— Start of Supplied material —

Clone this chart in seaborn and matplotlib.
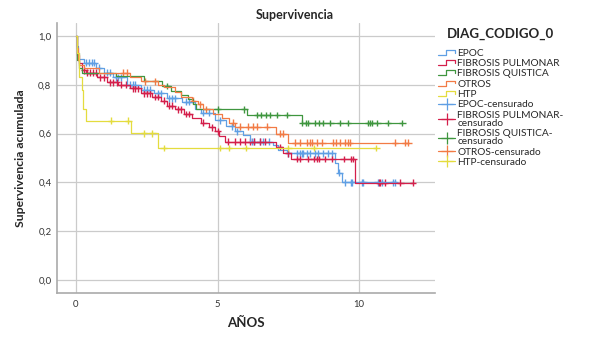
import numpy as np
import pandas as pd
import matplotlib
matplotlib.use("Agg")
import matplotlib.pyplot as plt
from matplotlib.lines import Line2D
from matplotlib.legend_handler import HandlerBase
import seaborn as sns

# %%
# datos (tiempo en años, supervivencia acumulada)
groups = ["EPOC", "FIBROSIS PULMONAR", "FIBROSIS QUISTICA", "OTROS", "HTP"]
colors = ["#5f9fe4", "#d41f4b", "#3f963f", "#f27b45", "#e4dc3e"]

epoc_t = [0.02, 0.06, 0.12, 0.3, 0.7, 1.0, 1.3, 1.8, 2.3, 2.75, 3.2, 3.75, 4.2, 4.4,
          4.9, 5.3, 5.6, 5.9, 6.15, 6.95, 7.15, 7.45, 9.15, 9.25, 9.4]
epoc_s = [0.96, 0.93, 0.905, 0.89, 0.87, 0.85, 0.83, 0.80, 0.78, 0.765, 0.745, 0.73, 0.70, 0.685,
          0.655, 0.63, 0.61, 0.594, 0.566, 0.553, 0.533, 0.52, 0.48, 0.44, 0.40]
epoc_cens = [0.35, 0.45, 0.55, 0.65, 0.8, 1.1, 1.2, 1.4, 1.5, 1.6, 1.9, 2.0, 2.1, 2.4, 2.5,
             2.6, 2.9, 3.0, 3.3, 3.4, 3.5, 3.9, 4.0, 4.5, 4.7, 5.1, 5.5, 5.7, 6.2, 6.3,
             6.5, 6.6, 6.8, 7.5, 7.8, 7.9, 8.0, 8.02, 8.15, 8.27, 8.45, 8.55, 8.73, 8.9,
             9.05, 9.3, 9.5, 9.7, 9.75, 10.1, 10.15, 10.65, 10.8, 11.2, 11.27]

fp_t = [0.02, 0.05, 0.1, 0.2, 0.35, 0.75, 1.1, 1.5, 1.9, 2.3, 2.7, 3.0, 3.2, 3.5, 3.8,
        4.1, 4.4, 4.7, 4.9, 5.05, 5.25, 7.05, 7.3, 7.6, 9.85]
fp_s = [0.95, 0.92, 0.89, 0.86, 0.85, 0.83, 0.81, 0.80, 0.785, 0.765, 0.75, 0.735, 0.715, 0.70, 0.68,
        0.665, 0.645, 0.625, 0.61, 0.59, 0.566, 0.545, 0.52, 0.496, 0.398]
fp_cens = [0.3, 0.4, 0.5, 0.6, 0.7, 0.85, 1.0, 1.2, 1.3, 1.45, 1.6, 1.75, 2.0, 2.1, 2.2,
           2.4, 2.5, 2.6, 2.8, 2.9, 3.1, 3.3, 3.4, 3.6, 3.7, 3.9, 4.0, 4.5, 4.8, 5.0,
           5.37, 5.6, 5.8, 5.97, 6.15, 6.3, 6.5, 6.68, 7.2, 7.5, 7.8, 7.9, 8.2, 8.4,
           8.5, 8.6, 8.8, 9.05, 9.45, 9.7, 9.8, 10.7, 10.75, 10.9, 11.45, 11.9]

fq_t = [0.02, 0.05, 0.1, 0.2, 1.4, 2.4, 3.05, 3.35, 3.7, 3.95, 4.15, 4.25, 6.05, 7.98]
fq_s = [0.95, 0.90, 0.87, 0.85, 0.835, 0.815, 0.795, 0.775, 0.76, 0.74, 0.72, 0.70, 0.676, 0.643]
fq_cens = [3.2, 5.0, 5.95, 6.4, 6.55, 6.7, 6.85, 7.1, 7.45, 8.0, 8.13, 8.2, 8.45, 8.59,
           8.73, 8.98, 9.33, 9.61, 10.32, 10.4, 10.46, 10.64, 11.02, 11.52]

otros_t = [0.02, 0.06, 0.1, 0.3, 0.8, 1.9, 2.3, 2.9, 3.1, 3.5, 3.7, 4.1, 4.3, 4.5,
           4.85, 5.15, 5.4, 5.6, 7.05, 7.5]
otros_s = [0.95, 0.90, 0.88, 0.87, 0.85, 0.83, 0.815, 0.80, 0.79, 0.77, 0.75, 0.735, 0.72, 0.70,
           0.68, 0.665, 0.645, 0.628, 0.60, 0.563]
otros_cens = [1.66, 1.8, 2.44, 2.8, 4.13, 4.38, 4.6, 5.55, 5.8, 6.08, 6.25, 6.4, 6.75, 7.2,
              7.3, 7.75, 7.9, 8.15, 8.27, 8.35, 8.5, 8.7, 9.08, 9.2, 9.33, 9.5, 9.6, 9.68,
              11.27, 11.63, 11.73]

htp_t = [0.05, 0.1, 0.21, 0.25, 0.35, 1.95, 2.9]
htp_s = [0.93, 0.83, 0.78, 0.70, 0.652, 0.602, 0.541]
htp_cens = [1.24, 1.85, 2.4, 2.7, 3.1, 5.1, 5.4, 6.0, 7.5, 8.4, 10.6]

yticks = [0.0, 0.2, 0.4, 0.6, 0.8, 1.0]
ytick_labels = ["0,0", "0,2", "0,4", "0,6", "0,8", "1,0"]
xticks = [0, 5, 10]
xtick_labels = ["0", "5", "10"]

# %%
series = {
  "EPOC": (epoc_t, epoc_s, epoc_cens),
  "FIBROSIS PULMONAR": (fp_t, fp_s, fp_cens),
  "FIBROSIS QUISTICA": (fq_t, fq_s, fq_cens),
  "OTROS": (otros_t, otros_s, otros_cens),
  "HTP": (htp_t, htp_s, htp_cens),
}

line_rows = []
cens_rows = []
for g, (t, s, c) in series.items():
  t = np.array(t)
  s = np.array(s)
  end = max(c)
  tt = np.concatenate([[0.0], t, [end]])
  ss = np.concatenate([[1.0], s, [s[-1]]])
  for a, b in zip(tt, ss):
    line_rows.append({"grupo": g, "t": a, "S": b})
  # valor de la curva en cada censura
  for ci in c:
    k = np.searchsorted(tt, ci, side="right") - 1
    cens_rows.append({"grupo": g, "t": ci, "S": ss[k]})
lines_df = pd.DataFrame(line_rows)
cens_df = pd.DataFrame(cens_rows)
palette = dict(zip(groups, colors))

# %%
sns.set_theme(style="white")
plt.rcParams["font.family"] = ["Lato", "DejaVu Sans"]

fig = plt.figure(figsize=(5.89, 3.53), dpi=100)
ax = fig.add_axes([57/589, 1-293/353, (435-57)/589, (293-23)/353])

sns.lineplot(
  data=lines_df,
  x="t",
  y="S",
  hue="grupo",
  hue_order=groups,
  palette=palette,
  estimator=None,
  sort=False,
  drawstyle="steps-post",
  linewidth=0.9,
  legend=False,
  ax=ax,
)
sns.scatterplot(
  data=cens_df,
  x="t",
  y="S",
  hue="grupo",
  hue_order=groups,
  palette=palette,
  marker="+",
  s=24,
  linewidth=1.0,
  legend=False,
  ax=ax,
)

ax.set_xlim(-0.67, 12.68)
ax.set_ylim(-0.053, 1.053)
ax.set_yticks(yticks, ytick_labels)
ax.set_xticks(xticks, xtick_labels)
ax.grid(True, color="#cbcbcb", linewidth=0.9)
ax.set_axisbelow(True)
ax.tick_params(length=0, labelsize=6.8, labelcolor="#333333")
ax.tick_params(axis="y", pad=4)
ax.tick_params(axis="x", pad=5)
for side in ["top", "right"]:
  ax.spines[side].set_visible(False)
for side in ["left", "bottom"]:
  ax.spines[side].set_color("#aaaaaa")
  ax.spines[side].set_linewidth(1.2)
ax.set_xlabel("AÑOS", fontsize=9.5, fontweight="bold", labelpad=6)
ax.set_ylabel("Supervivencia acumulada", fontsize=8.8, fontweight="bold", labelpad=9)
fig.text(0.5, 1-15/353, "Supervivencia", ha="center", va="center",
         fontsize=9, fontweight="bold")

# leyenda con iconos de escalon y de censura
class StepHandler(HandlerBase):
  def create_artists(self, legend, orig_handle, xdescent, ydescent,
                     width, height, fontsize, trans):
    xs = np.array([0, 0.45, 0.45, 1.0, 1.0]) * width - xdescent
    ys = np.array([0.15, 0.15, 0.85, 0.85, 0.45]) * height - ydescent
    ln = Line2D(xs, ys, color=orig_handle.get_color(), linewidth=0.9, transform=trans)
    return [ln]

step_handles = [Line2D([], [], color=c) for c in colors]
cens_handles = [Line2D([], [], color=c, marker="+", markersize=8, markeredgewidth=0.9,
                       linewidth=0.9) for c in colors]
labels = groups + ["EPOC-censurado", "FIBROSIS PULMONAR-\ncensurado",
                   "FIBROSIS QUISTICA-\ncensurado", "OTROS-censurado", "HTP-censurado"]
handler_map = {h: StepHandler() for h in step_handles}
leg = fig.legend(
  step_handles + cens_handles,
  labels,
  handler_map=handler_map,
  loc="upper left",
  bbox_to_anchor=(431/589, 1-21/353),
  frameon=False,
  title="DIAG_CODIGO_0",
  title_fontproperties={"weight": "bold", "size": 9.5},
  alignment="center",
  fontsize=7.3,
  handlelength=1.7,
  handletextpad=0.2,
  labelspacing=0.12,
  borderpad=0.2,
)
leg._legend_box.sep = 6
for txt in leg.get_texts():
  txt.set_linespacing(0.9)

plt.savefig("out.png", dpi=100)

— End of Supplied material —

* _Set exercise_: Leave the pictures out and reproduce exactly the lines from the top of the listing above through the line with "import seaborn as sns".

* _Solution to the problem_:
Clone this chart in seaborn and matplotlib.
import numpy as np
import pandas as pd
import matplotlib
matplotlib.use("Agg")
import matplotlib.pyplot as plt
from matplotlib.lines import Line2D
from matplotlib.legend_handler import HandlerBase
import seaborn as sns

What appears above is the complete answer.